• **EXERCISE AIM**
Find how many lines of the listing include the string "chart", and report only that figure.

• **RECORDED INFORMATION**
____

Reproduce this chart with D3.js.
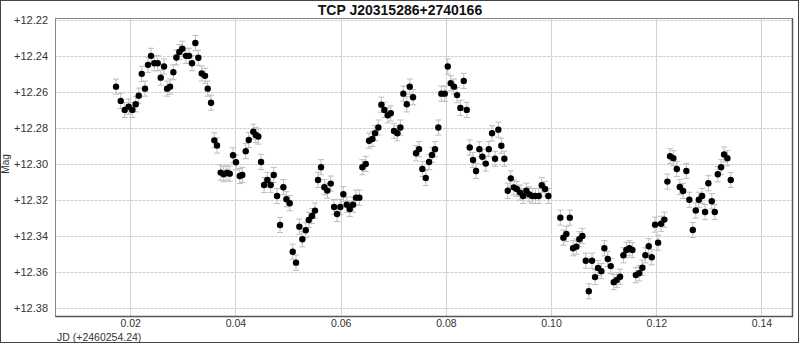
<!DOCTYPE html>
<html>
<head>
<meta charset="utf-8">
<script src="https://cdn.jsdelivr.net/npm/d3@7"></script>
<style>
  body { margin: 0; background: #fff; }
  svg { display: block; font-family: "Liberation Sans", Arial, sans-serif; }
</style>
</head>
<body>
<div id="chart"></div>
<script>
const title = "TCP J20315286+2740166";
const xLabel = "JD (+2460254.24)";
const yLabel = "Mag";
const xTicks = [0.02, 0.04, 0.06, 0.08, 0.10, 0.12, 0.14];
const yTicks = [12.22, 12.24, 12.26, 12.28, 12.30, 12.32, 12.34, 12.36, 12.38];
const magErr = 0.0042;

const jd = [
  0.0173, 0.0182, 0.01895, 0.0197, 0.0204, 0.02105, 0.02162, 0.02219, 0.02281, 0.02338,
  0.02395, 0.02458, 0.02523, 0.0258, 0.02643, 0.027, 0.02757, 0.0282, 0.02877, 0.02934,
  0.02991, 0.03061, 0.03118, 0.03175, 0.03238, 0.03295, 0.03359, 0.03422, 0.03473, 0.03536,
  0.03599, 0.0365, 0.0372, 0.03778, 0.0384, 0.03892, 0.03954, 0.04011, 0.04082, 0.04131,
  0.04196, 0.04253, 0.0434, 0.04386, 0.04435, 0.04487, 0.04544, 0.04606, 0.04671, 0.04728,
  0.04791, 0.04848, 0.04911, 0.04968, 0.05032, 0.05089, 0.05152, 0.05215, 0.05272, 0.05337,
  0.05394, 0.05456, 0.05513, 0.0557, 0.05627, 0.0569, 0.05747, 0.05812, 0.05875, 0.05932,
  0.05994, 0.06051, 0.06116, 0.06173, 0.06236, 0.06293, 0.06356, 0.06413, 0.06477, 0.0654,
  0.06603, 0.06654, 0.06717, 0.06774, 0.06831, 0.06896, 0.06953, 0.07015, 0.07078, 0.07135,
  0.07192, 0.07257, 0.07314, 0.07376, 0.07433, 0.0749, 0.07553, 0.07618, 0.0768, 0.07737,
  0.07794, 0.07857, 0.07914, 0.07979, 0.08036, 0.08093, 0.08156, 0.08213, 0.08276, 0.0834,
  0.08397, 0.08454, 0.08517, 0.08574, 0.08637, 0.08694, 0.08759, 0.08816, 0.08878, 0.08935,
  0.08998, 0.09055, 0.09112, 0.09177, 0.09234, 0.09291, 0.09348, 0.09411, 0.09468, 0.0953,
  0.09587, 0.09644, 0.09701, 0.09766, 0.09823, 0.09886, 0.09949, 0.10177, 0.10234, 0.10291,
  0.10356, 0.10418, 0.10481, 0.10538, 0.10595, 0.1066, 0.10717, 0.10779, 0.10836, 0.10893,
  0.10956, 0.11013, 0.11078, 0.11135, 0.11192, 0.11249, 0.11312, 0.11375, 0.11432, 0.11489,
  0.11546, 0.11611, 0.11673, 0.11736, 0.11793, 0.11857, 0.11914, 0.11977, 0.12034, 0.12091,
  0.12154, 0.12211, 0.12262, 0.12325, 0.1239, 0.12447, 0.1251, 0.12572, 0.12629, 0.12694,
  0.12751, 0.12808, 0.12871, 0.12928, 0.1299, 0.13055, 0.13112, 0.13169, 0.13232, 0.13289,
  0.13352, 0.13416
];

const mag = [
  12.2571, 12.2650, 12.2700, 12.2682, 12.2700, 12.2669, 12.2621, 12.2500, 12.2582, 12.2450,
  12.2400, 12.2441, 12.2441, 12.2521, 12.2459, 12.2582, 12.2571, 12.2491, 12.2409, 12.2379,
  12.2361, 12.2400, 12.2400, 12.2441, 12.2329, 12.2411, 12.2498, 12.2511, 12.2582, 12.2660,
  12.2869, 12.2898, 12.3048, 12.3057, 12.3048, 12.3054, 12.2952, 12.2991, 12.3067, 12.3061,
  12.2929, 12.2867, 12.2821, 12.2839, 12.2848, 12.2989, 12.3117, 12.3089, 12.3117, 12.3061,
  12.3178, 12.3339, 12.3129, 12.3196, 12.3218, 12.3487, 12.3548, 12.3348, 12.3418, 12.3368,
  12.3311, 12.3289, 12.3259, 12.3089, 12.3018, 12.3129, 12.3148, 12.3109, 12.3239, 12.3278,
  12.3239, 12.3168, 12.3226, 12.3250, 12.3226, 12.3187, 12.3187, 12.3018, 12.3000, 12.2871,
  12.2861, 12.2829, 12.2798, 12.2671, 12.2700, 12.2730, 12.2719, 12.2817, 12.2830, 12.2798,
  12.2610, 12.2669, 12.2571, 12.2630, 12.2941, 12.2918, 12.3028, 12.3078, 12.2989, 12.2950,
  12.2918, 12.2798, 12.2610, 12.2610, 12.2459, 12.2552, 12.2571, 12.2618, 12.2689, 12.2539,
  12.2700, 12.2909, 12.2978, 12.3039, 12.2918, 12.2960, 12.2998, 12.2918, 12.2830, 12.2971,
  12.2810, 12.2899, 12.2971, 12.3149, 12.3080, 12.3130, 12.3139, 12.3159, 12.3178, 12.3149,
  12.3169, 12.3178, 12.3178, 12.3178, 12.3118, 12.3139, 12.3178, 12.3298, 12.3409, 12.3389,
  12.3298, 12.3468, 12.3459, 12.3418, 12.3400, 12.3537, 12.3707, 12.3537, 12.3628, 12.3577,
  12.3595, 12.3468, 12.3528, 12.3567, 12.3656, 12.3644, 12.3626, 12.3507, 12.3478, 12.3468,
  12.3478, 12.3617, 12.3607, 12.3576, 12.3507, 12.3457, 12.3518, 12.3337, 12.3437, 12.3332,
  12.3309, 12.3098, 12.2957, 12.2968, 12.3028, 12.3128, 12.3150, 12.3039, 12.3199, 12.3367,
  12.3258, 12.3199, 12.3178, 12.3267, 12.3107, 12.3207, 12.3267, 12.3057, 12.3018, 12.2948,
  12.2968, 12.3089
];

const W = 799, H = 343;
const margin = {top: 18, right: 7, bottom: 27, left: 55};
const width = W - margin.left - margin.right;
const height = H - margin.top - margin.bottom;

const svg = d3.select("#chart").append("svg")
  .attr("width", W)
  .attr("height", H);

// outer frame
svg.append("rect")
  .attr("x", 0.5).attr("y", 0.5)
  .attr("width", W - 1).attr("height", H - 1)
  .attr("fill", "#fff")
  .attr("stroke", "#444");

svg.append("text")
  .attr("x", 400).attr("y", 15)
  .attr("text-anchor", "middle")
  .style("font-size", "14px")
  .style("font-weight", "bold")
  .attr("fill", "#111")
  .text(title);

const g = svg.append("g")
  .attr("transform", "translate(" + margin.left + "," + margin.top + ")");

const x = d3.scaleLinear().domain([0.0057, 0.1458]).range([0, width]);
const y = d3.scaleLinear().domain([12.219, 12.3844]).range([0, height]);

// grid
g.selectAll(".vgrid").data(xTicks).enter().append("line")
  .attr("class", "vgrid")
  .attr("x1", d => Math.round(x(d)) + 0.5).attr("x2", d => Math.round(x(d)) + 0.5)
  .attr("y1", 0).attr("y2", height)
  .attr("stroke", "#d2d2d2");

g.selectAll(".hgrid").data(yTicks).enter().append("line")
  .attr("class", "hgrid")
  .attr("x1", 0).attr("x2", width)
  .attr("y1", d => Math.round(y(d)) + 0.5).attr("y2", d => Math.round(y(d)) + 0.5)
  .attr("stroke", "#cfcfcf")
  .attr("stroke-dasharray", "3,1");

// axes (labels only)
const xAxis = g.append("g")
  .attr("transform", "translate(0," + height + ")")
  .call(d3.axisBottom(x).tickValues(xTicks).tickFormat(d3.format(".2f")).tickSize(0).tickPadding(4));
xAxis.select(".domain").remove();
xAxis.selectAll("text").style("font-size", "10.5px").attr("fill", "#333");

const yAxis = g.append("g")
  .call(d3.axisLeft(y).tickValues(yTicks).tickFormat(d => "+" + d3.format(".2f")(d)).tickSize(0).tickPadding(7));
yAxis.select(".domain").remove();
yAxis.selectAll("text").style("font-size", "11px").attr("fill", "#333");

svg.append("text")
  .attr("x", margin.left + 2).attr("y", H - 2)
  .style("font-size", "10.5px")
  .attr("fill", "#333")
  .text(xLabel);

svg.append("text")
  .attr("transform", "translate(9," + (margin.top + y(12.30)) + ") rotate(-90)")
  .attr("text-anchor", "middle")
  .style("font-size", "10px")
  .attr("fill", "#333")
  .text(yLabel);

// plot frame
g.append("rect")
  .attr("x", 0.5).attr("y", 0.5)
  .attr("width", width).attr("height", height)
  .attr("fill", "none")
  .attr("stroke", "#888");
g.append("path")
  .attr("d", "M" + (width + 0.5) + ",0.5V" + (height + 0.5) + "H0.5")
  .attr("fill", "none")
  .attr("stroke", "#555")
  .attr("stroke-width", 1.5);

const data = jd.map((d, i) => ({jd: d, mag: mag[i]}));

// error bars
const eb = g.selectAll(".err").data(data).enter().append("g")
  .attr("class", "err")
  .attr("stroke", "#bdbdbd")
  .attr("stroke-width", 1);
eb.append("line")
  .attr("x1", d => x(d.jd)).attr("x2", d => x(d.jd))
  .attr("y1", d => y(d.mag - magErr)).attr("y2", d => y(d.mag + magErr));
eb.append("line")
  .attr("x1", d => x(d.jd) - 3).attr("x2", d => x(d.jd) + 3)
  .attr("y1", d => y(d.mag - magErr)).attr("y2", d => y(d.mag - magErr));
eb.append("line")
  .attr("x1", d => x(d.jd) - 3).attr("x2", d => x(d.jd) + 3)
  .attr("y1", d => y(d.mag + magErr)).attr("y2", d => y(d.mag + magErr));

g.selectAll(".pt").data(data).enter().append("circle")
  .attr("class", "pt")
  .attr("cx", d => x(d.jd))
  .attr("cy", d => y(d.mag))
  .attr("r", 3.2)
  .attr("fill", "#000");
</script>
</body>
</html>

____

• **THE COMPLETED TASK**
3